Departing passengers will pay $13.30 more to fund Changi's major expansion plans, with charges rising until 2024

Passengers and airlines using Changi Airport will have to partly fund its major expansion plans by paying higher fees from July 1.

The Government sees the massive investment in the airport as key to cementing Singapore's status as an aviation hub.

But industry players such as the International Air Transport Association (Iata) yesterday again opposed the model of getting users to pre-fund facilities.

From July 1, passengers who now pay $34 to fly out of Changi will have to fork out $13.30 more.

Transit passengers will have to pay $3 more for each flight, with all hikes to be included in their fares.

Airlines will also have to pay more in aircraft parking and landing fees, the Ministry of Transport, Civil Aviation Authority of Singapore (CAAS) and Changi Airport Group (CAG) said yesterday.

The fees will rise each year until 2024, the authorities said. By April 1, 2024, the total fee for passengers departing from Changi will climb to $62.30.

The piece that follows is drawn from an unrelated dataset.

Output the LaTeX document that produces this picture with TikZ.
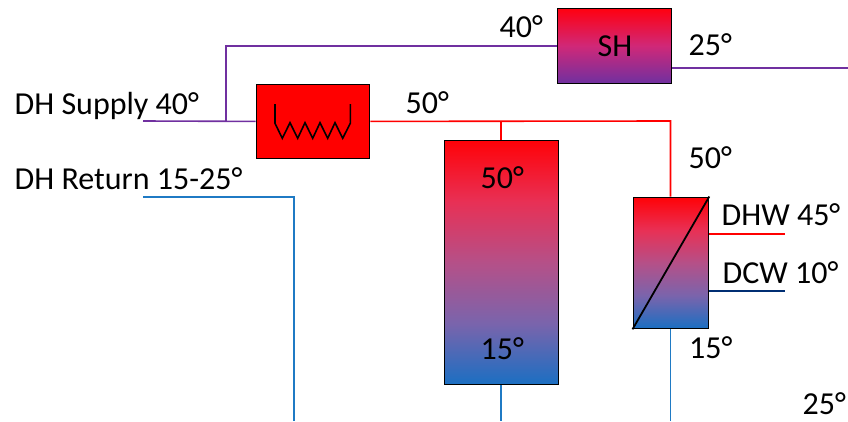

The total bill for the Changi East development, which includes Terminal 5, is expected to run into tens of billions, the Government said.

So far, it has committed more than $9 billion to the project, and CAG another $3.6 billion.

The extra fees to be collected from July are expected to yield more than $4 billion.

It is not clear if the fees will be cut when T5 opens around 2030.

The fee is made up of a passenger service and security fee, an aviation levy charge and the new airport development levy.

The Sunday Times had reported in January that passenger fees will help pay for the works, which include a third runway and massive drains and tunnels, some of which will move bags and people between T5 and the current airport.

T5 is expected to eventually handle up to 70 million passengers a year - more than Terminals 1, 2 and 3 combined.

Changi Airport, which handled a record number of 62.2 million passengers last year, expects its current capacity of 85 million passengers a year to be fully utilised by the late 2020s.

Transport Minister Khaw Boon Wan stressed in a Facebook post that the Government will be the main funder through grants, while CAAS and CAG will dip into their reserves and future surpluses to help fund T5.

"Having the Government and the airport community contribute towards the project is a fair way to finance the project, which will bring benefits to our people, businesses and the Singapore economy," he said.

Other airports have introduced similar charges. In 2016, Hong Kong International Airport, which is building a third runway, started collecting between HK$70 (S$12) and HK$180 from each traveller.

But Iata - the global voice of airlines - repeated its opposition to airlines pre-funding projects before using them.

Aviation analysts, however, do not expect the higher charges to significantly hurt Singapore's aviation hub status.